Today, people have the option to celebrate Valentine’s Day with loved ones, or to celebrate not having a significant other, or even to protest against the garish commercialism that has come to represent the holiday. But in 1929, Valentine’s Day was the bloody climax of Chicago’s notorious gang war between George “Bugs” Moran and the infamous Al Capone.
Both gang leaders ran their bootlegging operations out of Chicago. Illegal liquor was big money, and the rivals fought for control of the booze business — and therefore millions of dollars in profits — in the Windy City.
On February 14, 1929, five of Moran’s men, an optometrist friend of Moran’s crew named Reinhardt Schwimmer, and a mechanic were waiting for an arranged shipment of booze in a garage on the North Side of Chicago. Moran himself was scheduled to be there, but as he was pulling up, he saw men dressed as police officers entering the garage and, thinking it was an alcohol raid, left. It turned out that being fashionably late would save his life.

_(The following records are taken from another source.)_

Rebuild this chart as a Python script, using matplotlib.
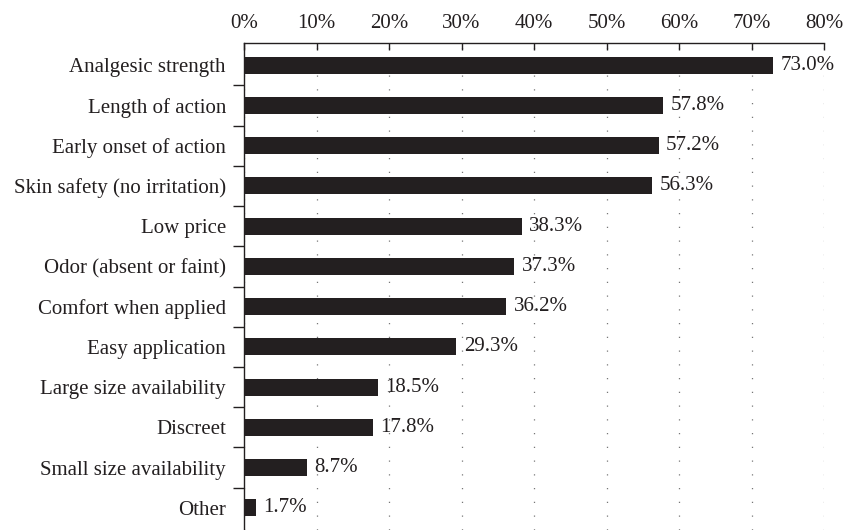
import numpy as np
import matplotlib
matplotlib.use('Agg')
import matplotlib.pyplot as plt
from matplotlib.ticker import FixedLocator

categories = ['Analgesic strength', 'Length of action', 'Early onset of action',
              'Skin safety (no irritation)', 'Low price', 'Odor (absent or faint)',
              'Comfort when applied', 'Easy application', 'Large size availability',
              'Discreet', 'Small size availability', 'Other']
values = [73.0, 57.8, 57.2, 56.3, 38.3, 37.3, 36.2, 29.3, 18.5, 17.8, 8.7, 1.7]
xticks = [0, 10, 20, 30, 40, 50, 60, 70, 80]

plt.rcParams['font.family'] = ['Liberation Serif', 'DejaVu Serif']
plt.rcParams['font.size'] = 15

fig = plt.figure(figsize=(8.52, 5.30), dpi=100)
ax = fig.add_axes([244 / 852, 0.0, 580 / 852, 1 - 43 / 530])

y = np.arange(len(categories))
ax.barh(y, values, height=0.42, color='#231f20', zorder=3)
for yi, v in zip(y, values):
    ax.text(v + 1.0, yi, f'{v:.1f}%', va='center', ha='left', fontsize=15, color='#231f20')

ax.set_xlim(0, 80)
ax.set_ylim(len(categories) - 0.45, -0.55)
ax.xaxis.tick_top()
ax.set_xticks(xticks)
ax.set_xticklabels([f'{t}%' for t in xticks])
ax.tick_params(axis='x', direction='in', length=5, width=1, pad=7, colors='#231f20',
               labelsize=15)

ax.set_yticks(y)
ax.set_yticklabels(categories)
ax.yaxis.set_minor_locator(FixedLocator(np.arange(len(categories) - 1) + 0.5))
ax.tick_params(axis='y', which='major', length=0, pad=13, colors='#231f20')
ax.tick_params(axis='y', which='minor', length=8, width=1, direction='out', colors='#231f20')

for s in ['right', 'bottom']:
    ax.spines[s].set_visible(False)
for s in ['top', 'left']:
    ax.spines[s].set_linewidth(1)
    ax.spines[s].set_color('#231f20')

ax.grid(axis='x', linestyle=(0, (1, 10)), color='#777777', linewidth=0.9, zorder=0)

fig.savefig('out.png', dpi=100)
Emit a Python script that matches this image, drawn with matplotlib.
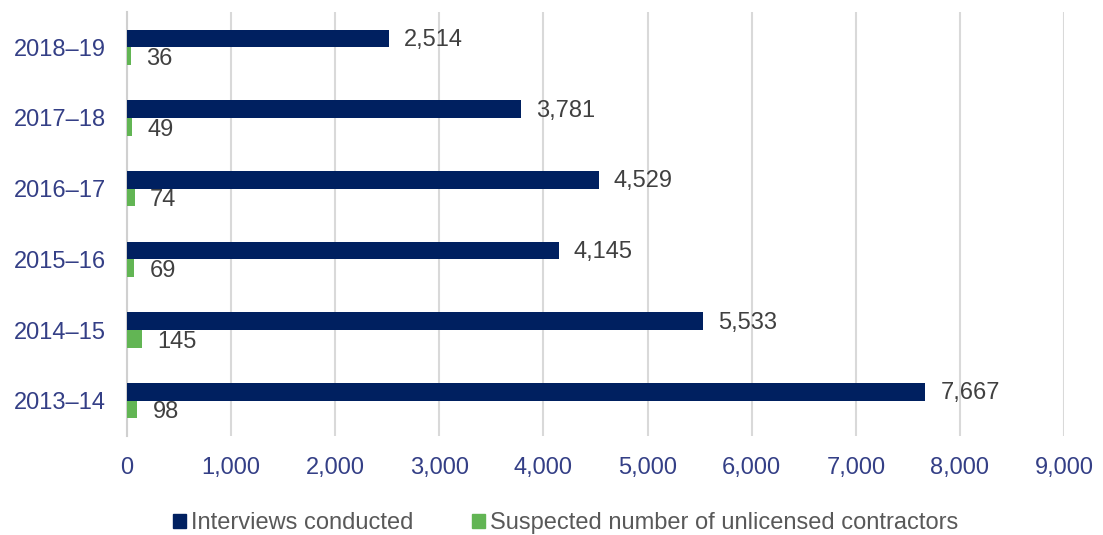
import matplotlib
matplotlib.use("Agg")
import matplotlib.pyplot as plt
from matplotlib.patches import Patch
import numpy as np

# Données (de bas en haut)
annees = ["2013–14", "2014–15", "2015–16", "2016–17", "2017–18", "2018–19"]
entretiens = [7667, 5533, 4145, 4529, 3781, 2514]
non_licencies = [98, 145, 69, 74, 49, 36]
xticks = [0, 1000, 2000, 3000, 4000, 5000, 6000, 7000, 8000, 9000]

bleu = "#002060"
vert = "#62B554"
couleur_ticks = "#343F86"
couleur_valeurs = "#404040"
couleur_legende = "#595959"

plt.rcParams['font.family'] = ['Liberation Sans', 'DejaVu Sans']

fig = plt.figure(figsize=(11.03, 5.35), dpi=100)
ax = fig.add_axes([0.1151, 0.185, 0.8496, 0.7926])

y = np.arange(len(annees))
h = 0.25
ax.barh(y + h / 2, entretiens, height=h, color=bleu, zorder=3)
ax.barh(y - h / 2, non_licencies, height=h, color=vert, zorder=3)

# Étiquettes de valeurs
for i in range(len(annees)):
    ax.annotate(f"{entretiens[i]:,}", (entretiens[i], y[i] + h / 2), xytext=(11, -1),
                textcoords="offset points", va="center", ha="left",
                fontsize=17, color=couleur_valeurs)
    ax.annotate(f"{non_licencies[i]:,}", (non_licencies[i], y[i] - h / 2), xytext=(11, -2),
                textcoords="offset points", va="center", ha="left",
                fontsize=17, color=couleur_valeurs)

ax.set_xlim(0, 9000)
ax.set_ylim(-0.5, 5.5)
ax.set_xticks(xticks)
ax.set_xticklabels([f"{v:,}" for v in xticks])
ax.set_yticks(y)
ax.set_yticklabels(annees)
ax.tick_params(axis="x", length=0, pad=15, labelsize=17, labelcolor=couleur_ticks)
ax.tick_params(axis="y", length=0, pad=15, labelsize=17, labelcolor=couleur_ticks)

ax.grid(axis="x", color="#D9D9D9", linewidth=1.5, zorder=0)
for cote in ["top", "right", "bottom"]:
    ax.spines[cote].set_visible(False)
ax.spines["left"].set_color("#D0D0D0")
ax.spines["left"].set_linewidth(1.5)

poignees = [Patch(color=bleu, label="Interviews conducted"),
            Patch(color=vert, label="Suspected number of unlicensed contractors")]
fig.legend(handles=poignees, loc="center", bbox_to_anchor=(0.513, 0.022), ncol=2,
           frameon=False, fontsize=17, labelcolor=couleur_legende,
           handlelength=0.55, handleheight=0.55, handletextpad=0.2, columnspacing=2.5)

fig.savefig("out.png", dpi=100)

Inside of the garage, four men, two dressed as police officers, had the seven men in the garage line up facing against the wall. The men dressed as police were not police, but rather Capone’s hitmen, who were likely trying to target Moran himself. They fired more than 160 machine gun rounds, executing the men on the spot.
When the actual police arrived, Frank Gusenberg, one of the gang members who was shot, was still clinging to life. He refused to talk, allegedly responding to the question of who shot him with, “No one, nobody shot me.”
The bloody event marked the beginning of the end for organized crime’s unchallenged romp through Chicago as law enforcement began cracking down on gang activity. No one, however, went to trial for the seven murders of the St. Valentine’s Day Massacre.